A teenage girl was mercilessly stabbed to death allegedly by her fiance in Punjab's Khanewal district on Friday, in what police suspect is a case of 'honour killing'.
According to police, the incident took place in Khanewal's Kabirwala tehsil where the suspect, a paternal cousin of the deceased 16-year-old girl, on the pretext of coming over for a visit, entered her bedroom and demanded that she hand over her mobile phone.
When the girl denied having one, her fiance started searching her frantically. Upon not finding one, not only did he brutally slit her throat, but also stabbed her several times in her chest and stomach, according to police.
Editorial: Rise in ‘honour’ crimes
The two families live next to one another. When the suspect was fleeing, his brother standing outside the houses was alerted by the screams emanating from the girl's house.

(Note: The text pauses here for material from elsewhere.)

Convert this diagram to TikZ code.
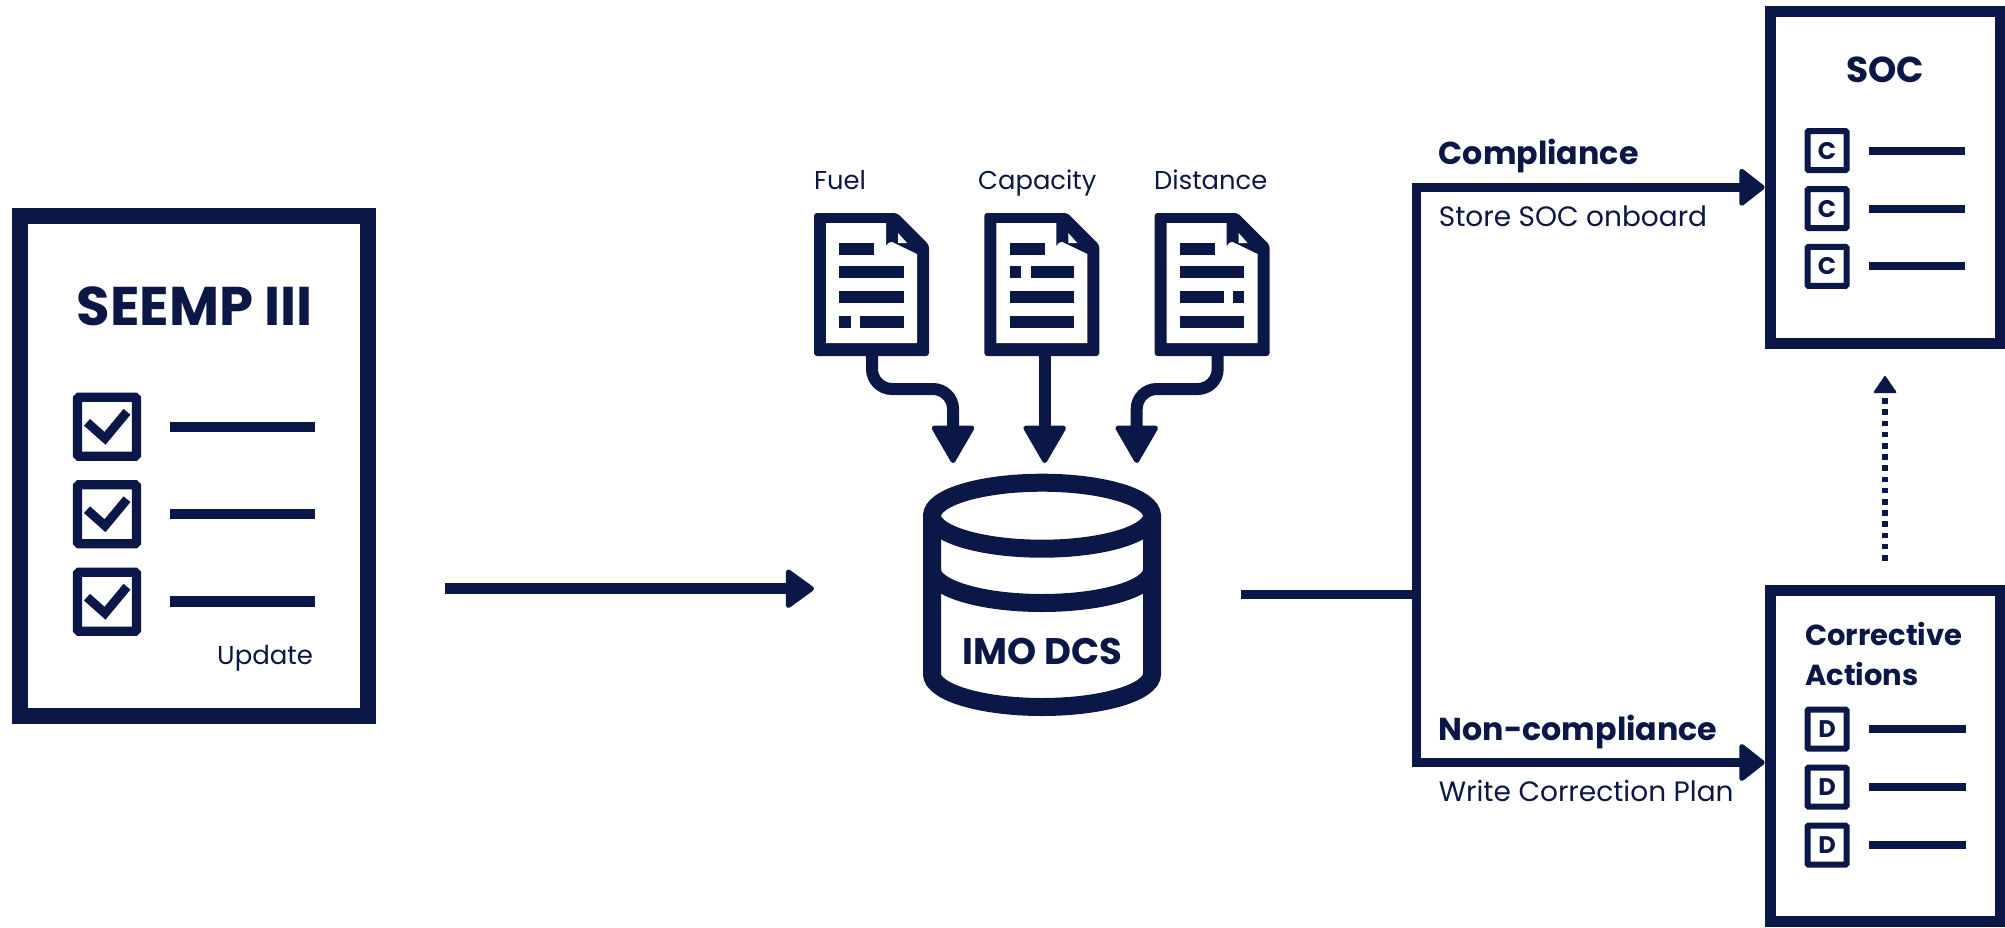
\documentclass[tikz,border=0pt]{standalone}
\usepackage{fontspec}
\setmainfont{Poppins}
\usetikzlibrary{arrows.meta}
\definecolor{navy}{HTML}{0B1746}
\tikzset{
  lbl/.style={anchor=base west,inner sep=0pt,text=navy,font=\fontsize{#1}{#1}\selectfont},
  blbl/.style={anchor=base west,inner sep=0pt,text=navy,font=\fontsize{#1}{#1}\selectfont\bfseries},
  bigbox/.style={draw=navy,fill=white,line width=#1,inner sep=0pt},
  chk/.style={draw=navy,line width=9.3pt,rounded corners=1.5pt,minimum size=59pt,inner sep=0pt},
  letbox/.style={draw=navy,line width=6pt,rounded corners=1pt,minimum size=39pt,inner sep=0pt,text=navy,font=\fontsize{24}{24}\selectfont\bfseries},
  bar/.style={fill=navy,draw=none},
  rowline/.style={draw=navy,line width=#1},
  conn/.style={draw=navy,line width=#1},
  dochead/.style={-{Triangle[length=40pt,width=45pt,round,line width=5pt]}},
  mainhead/.style={-{Triangle[length=30pt,width=42pt,round,line width=5pt]}},
  midhead/.style={-{Triangle[length=27pt,width=41pt,round,line width=5pt]}},
}
% doc icon: #1 x offset, #2 name of bottom coordinate, #3 x of the stem
\newcommand{\docicon}[3]{%
  \begin{scope}[xshift=#1pt]
    \fill[navy,rounded corners=3pt] (814,213) -- (897,213) -- (929,245) -- (929,356) -- (814,356) -- cycle;
    \fill[white] (826,223) -- (886,223) -- (886,248) arc[start angle=180,end angle=270,radius=6] -- (917,254) -- (917,343) -- (826,343) -- cycle;
    \fill[white] (898,233) -- (907,243) -- (898,243) -- cycle;
    \fill[bar] (839.3,242.7) rectangle (874.3,254.7);
  \end{scope}
  \coordinate (#2) at (#3,356);
}
\begin{document}
\begin{tikzpicture}[x=1pt,y=-1pt]
\useasboundingbox (0,0) rectangle (2005,927);

% SEEMP III
\node[bigbox=16pt,minimum width=348pt,minimum height=500.3pt] (seemp) at (194,466) {};
\node[blbl=54.5] (seemptitle) at (76.5,325) {SEEMP III};
\foreach \n/\y in {a/426.8,b/514.2,c/601.7}{
  \node[chk] (chk\n) at (107,\y) {};
  \draw[navy,line width=9pt] (87,\y-4.5) -- (105,\y+11.5) -- (127,\y-15);
  \draw[rowline=10.5pt] (170,\y) -- (315,\y);
}
\node[lbl=26] (update) at (217,664) {Update};

% Document icons
\node[lbl=25.8] (fuel) at (814,189.3) {Fuel};
\node[lbl=25.8] (capacity) at (978,189.3) {Capacity};
\node[lbl=25.8] (distance) at (1154,189.3) {Distance};
\docicon{0}{d1}{872}
\docicon{170.3}{d2}{1044.7}
\docicon{340.6}{d3}{1217.7}
% bars of document 1
\fill[bar] (839.3,265.7) rectangle (903.7,278);
\fill[bar] (839.3,290.7) rectangle (903.7,302.7);
\fill[bar] (839.3,315.7) rectangle (851,328);
\fill[bar] (860.3,315.7) rectangle (903.7,328);
% bars of document 2
\fill[bar] (1009.6,265.7) rectangle (1021.3,278);
\fill[bar] (1031.3,265.7) rectangle (1074,278);
\fill[bar] (1009.6,290.7) rectangle (1074,302.7);
\fill[bar] (1009.6,315.7) rectangle (1074,328);
% bars of document 3
\fill[bar] (1180,265.7) rectangle (1244.3,278);
\fill[bar] (1180,290.7) rectangle (1224,302.7);
\fill[bar] (1232.6,290.7) rectangle (1244.3,302.7);
\fill[bar] (1180,315.7) rectangle (1244.3,328);

% IMO DCS database
\begin{scope}[navy,line width=18pt]
  \draw (1042,515.7) ellipse[x radius=110,y radius=33];
  \draw (932,515.7) -- (932,674) arc[start angle=180,end angle=0,x radius=110,y radius=33] -- (1152,515.7);
  \draw (932,570) arc[start angle=180,end angle=0,x radius=110,y radius=33];
\end{scope}
\node[blbl=37] (dcs) at (962.7,664) {IMO DCS};
\coordinate (t1) at (953,463);
\coordinate (t2) at (1044.7,463);
\coordinate (t3) at (1136.7,463);
\coordinate (m1) at (953,389);
\coordinate (m3) at (1136.7,389);

% Document to database
\draw[conn=12pt,dochead,rounded corners=20pt] (d1) |- (m1) -- (t1);
\draw[conn=12pt,dochead] (d2) -- (t2);
\draw[conn=12pt,dochead,rounded corners=20pt] (d3) |- (m3) -- (t3);

% SEEMP to database
\coordinate (mainstart) at (444.7,588.7);
\coordinate (mainend) at (814,588.7);
\draw[conn=10.5pt,mainhead] (mainstart) -- (mainend);

% Boxes on the right
\node[bigbox=11pt,minimum width=230pt,minimum height=332pt] (soc) at (1885,177) {};
\node[bigbox=11pt,minimum width=230pt,minimum height=331pt] (corr) at (1885,755.5) {};
\node[blbl=36] (soctitle) at (1846,82) {SOC};
\node[blbl=29] (corr1) at (1805,645.5) {Corrective};
\node[blbl=29] (corr2) at (1805,685) {Actions};
\foreach \n/\y in {a/150.7,b/208.7,c/266.3}{
  \node[letbox] (c\n) at (1827,\y) {C};
  \draw[rowline=8pt] (1868.7,\y) -- (1965.2,\y);
}
\foreach \n/\y in {a/729.2,b/787.2,c/845.2}{
  \node[letbox] (e\n) at (1827,\y) {D};
  \draw[rowline=8pt] (1869,\y) -- (1965.5,\y);
}

% Branch
\coordinate (stub) at (1240.6,594.6);
\coordinate (junc) at (1416.4,594.6);
\coordinate (socin) at (1764.6,187.3);
\coordinate (corrin) at (1764.6,762.5);
\draw[conn=9.5pt] (stub) -- (junc);
\draw[conn=9.5pt,midhead] (junc) |- (socin);
\draw[conn=9.5pt,midhead] (junc) |- (corrin);
\node[blbl=31.7] (compl) at (1438.6,164) {Compliance};
\node[lbl=28] (store) at (1438.6,226.7) {Store SOC onboard};
\node[blbl=31.7] (noncompl) at (1438.6,740) {Non-compliance};
\node[lbl=28] (write) at (1438.6,801.7) {Write Correction Plan};

% Dotted arrow
\coordinate (dotstart) at (1885,560.5);
\coordinate (dotend) at (1885,376);
\draw[navy,line width=5.5pt,dash pattern=on 5.5pt off 5.7pt,-{Triangle[length=18pt,width=24pt,round,line width=2pt,sep=0pt]}] (dotstart) -- (dotend);
\end{tikzpicture}
\end{document}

He saw a knife in the suspect's hand and moved towards him. The suspect, out of fear of being caught, stabbed his own brother.
The suspect's brother is in a critical condition and has been moved to Multan for treatment, police said.
Meanwhile, a case has been registered by police on a complaint of the girl's father under Section 302 (punishment for murder) of the Pakistan Penal Code at the Saddar Police Station in Kabirwala.
The girl's body was sent to Tehsil Headquarters (THQ) hospital in Kabirwala for a post-mortem examination.
The suspect remains at large but Kabirwala DSP Maher Waseem said a team has been formed to track him down. He was confident that by Saturday morning, the suspect would be in police custody.
Honour killings continue despite law
Scores of people in Pakistan — an overwhelming majority of them being women — are still being murdered by relatives for bringing 'shame' on their family, more than two years since new laws came into force aimed at stemming the menace of 'honour killings'.
In October 2016, a joint sitting of both houses of parliament passed two key pro-women bills that had been pending assent for a long time.
The move at that time was cautiously hailed by women's rights activists. More than two years on, however, lawyers and activists say honour killings are still occurring at an alarming pace.
At least 280 such murders were recorded by the independent Human Rights Commission of Pakistan from October 2016 to June 2017 ─ a figure believed to be understated and incomplete.
The legislation mandates life imprisonment for honour killings, but whether a murder can be defined as a crime of honour is left to the judge's discretion.
That means the culprits can simply claim another motive and still be pardoned, according to Dr Farzana Bari, a widely respected activist.